> STATED GOAL
Exactly the lines from the one with "Reproduce this chart with D3.js." through the one with "const y = d3.scaleBand().domain(categories).range([199", inclusive, are to be repeated, and the pictures are not.

> PROVIDED DATA

=-=-=-=-=

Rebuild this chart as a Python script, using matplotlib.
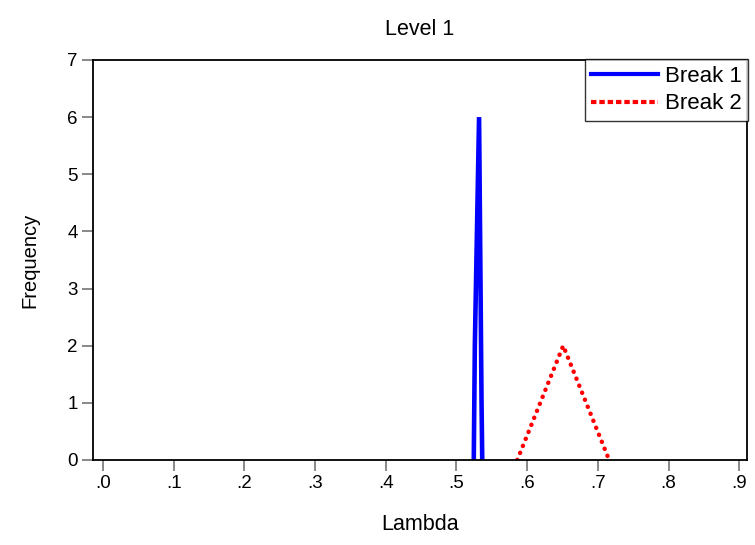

=-=-=-=-=

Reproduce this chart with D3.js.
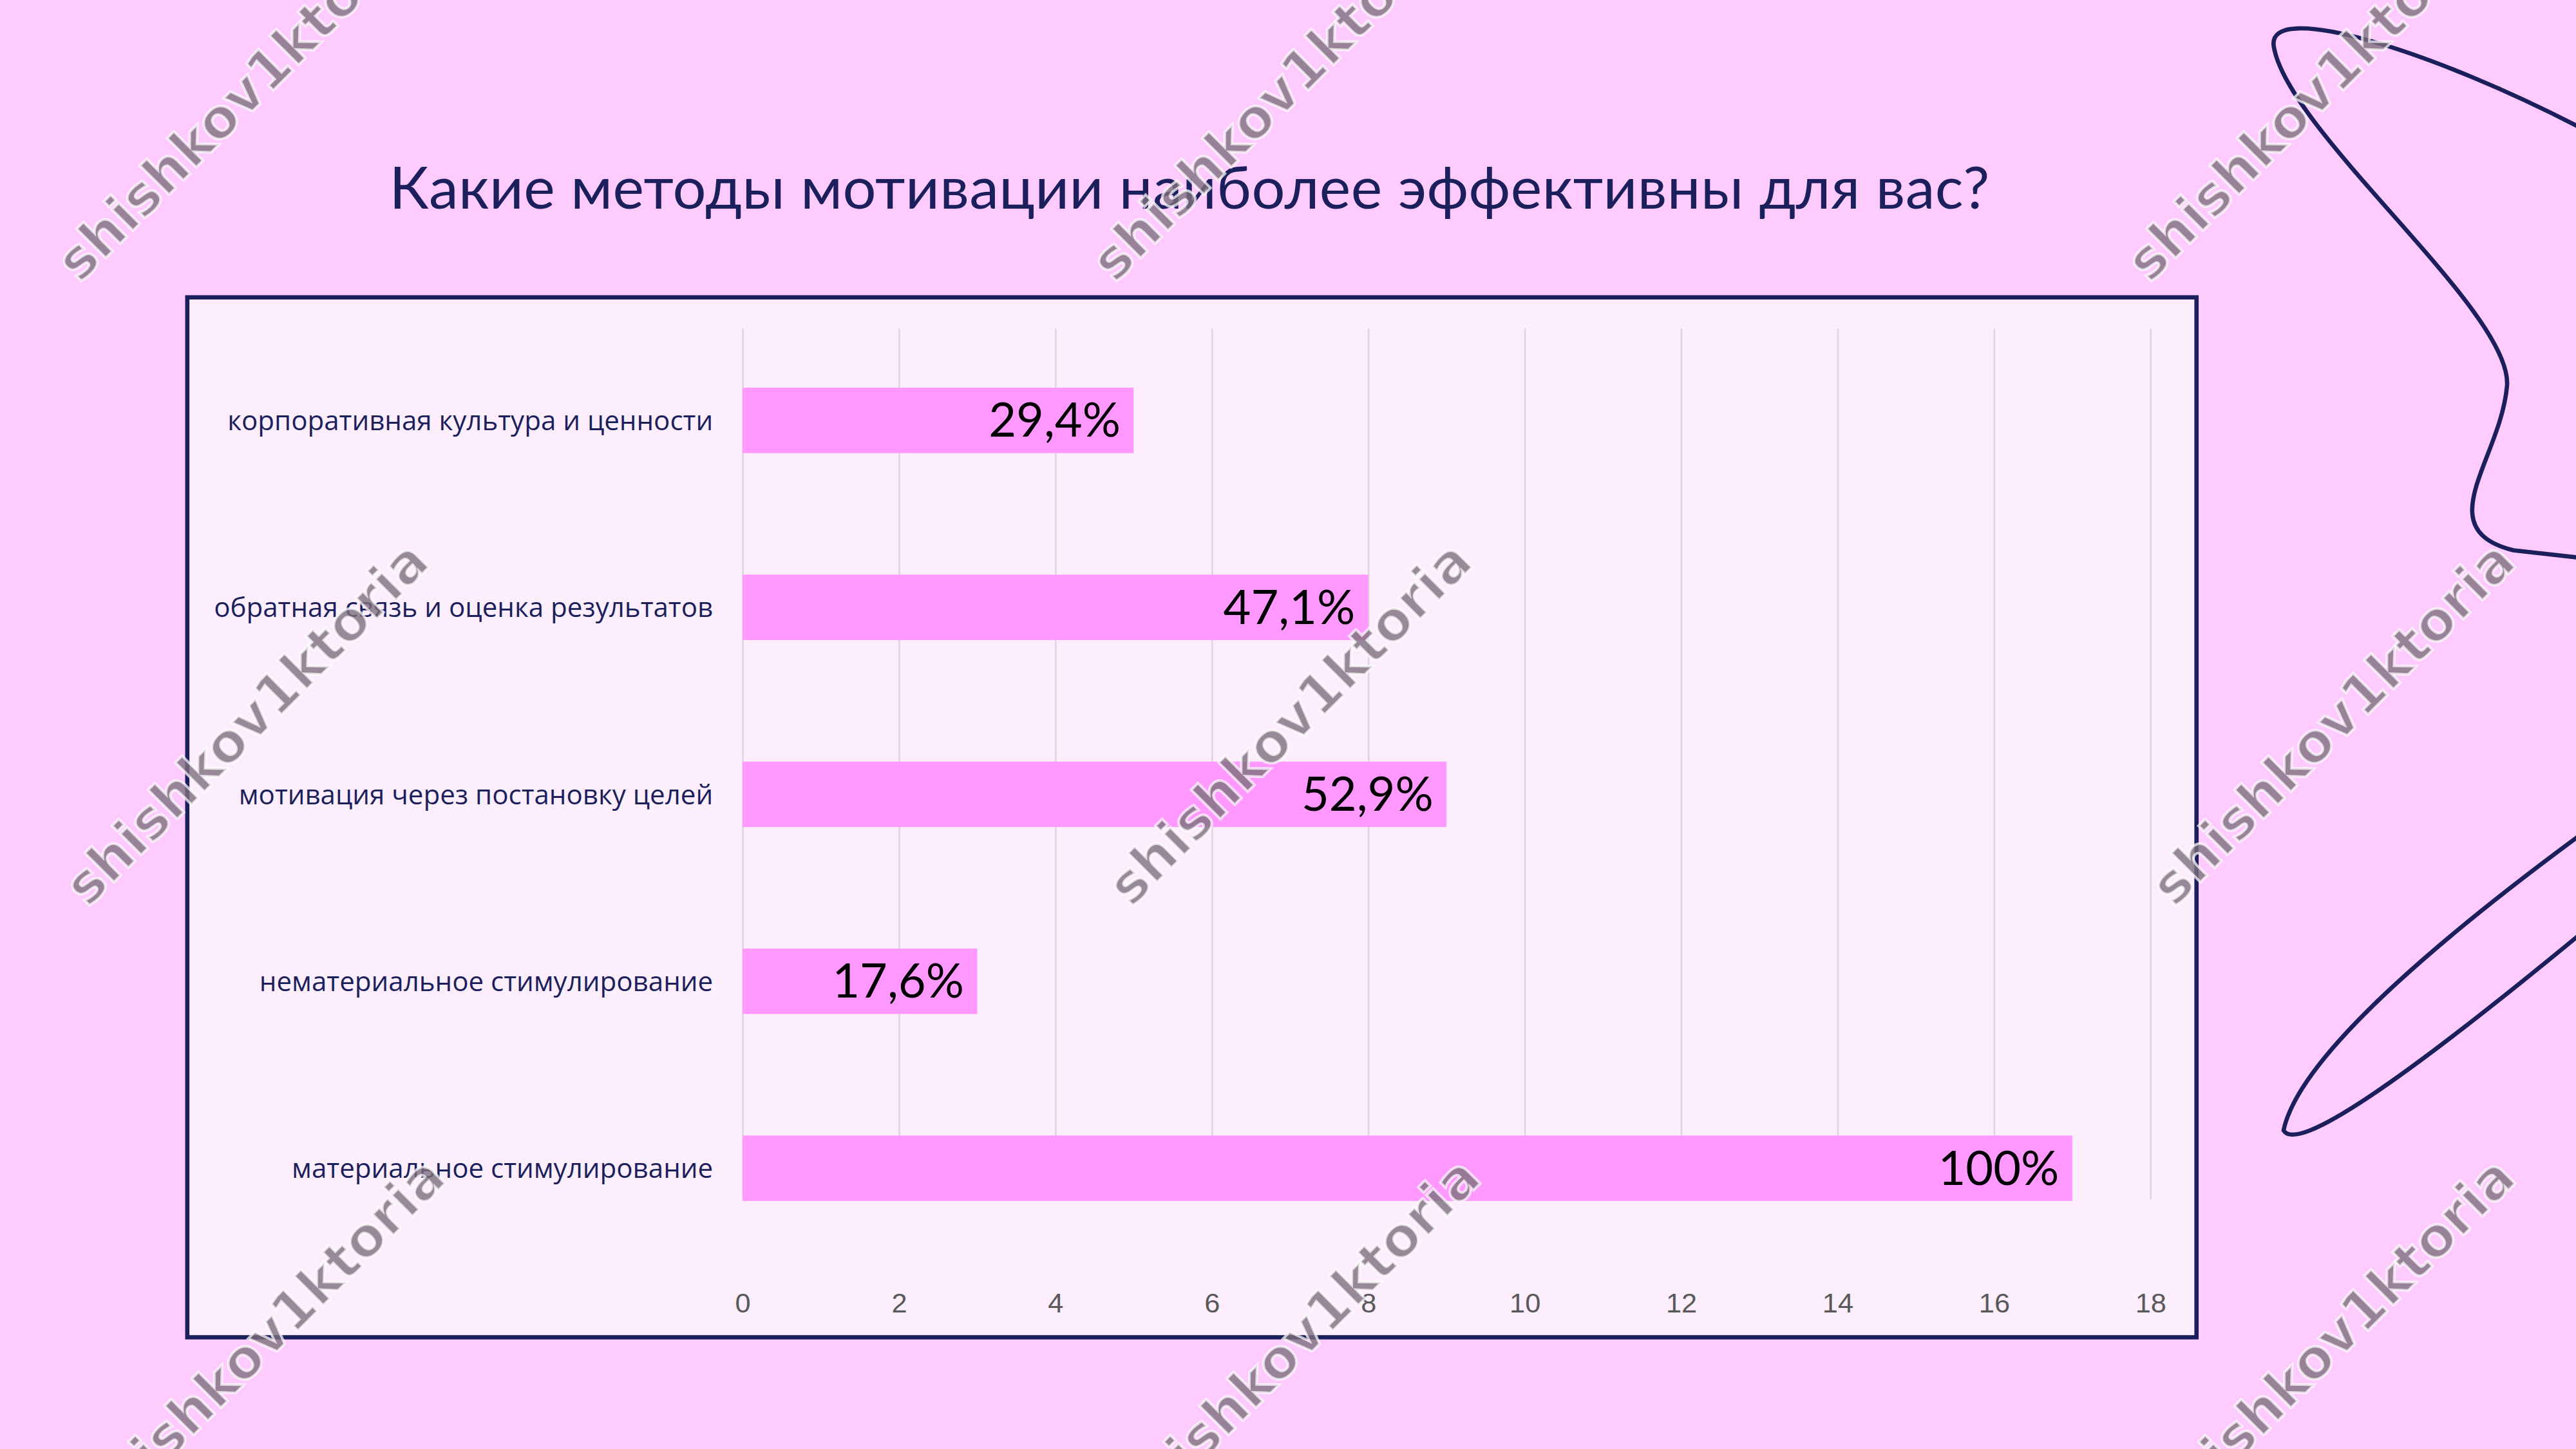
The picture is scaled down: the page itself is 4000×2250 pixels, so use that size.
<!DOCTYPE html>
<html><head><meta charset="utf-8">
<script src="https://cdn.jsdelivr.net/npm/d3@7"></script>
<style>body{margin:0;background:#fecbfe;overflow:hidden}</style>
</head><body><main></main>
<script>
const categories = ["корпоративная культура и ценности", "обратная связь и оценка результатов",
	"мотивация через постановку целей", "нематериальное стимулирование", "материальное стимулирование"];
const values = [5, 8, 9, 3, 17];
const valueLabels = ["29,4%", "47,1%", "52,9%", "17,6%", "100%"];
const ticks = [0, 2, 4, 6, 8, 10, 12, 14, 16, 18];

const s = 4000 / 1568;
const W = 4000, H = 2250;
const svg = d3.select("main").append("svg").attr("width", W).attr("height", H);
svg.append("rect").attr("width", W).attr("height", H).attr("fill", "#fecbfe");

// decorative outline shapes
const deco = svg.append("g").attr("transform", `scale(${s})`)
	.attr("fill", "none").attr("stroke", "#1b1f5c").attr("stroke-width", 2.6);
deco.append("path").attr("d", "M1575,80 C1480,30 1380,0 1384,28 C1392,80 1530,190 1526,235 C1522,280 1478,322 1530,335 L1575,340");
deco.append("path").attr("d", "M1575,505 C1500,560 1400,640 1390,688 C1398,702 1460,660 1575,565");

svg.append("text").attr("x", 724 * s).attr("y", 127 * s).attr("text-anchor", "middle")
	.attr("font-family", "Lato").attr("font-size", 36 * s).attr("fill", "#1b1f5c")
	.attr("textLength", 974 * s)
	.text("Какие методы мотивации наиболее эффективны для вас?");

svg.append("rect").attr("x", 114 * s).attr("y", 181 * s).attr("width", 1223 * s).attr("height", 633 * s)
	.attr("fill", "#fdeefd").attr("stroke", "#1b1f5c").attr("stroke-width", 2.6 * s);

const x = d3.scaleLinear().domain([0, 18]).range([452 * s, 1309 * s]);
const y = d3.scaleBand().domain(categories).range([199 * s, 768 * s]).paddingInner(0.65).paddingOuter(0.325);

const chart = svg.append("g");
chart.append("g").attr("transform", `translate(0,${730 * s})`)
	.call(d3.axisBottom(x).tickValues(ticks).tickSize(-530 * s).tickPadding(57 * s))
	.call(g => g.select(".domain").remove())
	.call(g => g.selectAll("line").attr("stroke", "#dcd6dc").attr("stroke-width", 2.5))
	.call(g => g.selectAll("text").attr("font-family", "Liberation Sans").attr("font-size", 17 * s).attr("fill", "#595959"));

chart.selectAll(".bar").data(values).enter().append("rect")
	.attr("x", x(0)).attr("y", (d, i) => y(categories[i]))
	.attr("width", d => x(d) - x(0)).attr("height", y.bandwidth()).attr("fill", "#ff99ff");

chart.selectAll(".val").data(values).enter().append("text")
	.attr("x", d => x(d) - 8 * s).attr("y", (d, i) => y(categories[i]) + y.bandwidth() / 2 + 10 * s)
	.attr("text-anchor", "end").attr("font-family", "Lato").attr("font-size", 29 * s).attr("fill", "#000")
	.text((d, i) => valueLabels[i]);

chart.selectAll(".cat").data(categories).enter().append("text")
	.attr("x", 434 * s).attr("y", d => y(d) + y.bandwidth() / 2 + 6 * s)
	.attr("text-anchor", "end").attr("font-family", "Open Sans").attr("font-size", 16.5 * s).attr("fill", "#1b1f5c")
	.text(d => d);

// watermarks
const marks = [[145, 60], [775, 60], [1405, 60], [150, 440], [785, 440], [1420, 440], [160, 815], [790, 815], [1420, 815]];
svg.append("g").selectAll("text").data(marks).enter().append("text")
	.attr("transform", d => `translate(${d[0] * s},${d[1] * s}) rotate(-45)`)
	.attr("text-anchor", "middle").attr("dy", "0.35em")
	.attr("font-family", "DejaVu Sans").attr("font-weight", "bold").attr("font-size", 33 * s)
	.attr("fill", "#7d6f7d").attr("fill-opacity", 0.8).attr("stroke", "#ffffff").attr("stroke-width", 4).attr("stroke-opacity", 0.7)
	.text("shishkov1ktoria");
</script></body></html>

=-=-=-=-=

> WRITTEN RESPONSE
Reproduce this chart with D3.js.
The picture is scaled down: the page itself is 4000×2250 pixels, so use that size.
<!DOCTYPE html>
<html><head><meta charset="utf-8">
<script src="https://cdn.jsdelivr.net/npm/d3@7"></script>
<style>body{margin:0;background:#fecbfe;overflow:hidden}</style>
</head><body><main></main>
<script>
const categories = ["корпоративная культура и ценности", "обратная связь и оценка результатов",
	"мотивация через постановку целей", "нематериальное стимулирование", "материальное стимулирование"];
const values = [5, 8, 9, 3, 17];
const valueLabels = ["29,4%", "47,1%", "52,9%", "17,6%", "100%"];
const ticks = [0, 2, 4, 6, 8, 10, 12, 14, 16, 18];

const s = 4000 / 1568;
const W = 4000, H = 2250;
const svg = d3.select("main").append("svg").attr("width", W).attr("height", H);
svg.append("rect").attr("width", W).attr("height", H).attr("fill", "#fecbfe");

// decorative outline shapes
const deco = svg.append("g").attr("transform", `scale(${s})`)
	.attr("fill", "none").attr("stroke", "#1b1f5c").attr("stroke-width", 2.6);
deco.append("path").attr("d", "M1575,80 C1480,30 1380,0 1384,28 C1392,80 1530,190 1526,235 C1522,280 1478,322 1530,335 L1575,340");
deco.append("path").attr("d", "M1575,505 C1500,560 1400,640 1390,688 C1398,702 1460,660 1575,565");

svg.append("text").attr("x", 724 * s).attr("y", 127 * s).attr("text-anchor", "middle")
	.attr("font-family", "Lato").attr("font-size", 36 * s).attr("fill", "#1b1f5c")
	.attr("textLength", 974 * s)
	.text("Какие методы мотивации наиболее эффективны для вас?");

svg.append("rect").attr("x", 114 * s).attr("y", 181 * s).attr("width", 1223 * s).attr("height", 633 * s)
	.attr("fill", "#fdeefd").attr("stroke", "#1b1f5c").attr("stroke-width", 2.6 * s);

const x = d3.scaleLinear().domain([0, 18]).range([452 * s, 1309 * s]);
const y = d3.scaleBand().domain(categories).range([199 * s, 768 * s]).paddingInner(0.65).paddingOuter(0.325);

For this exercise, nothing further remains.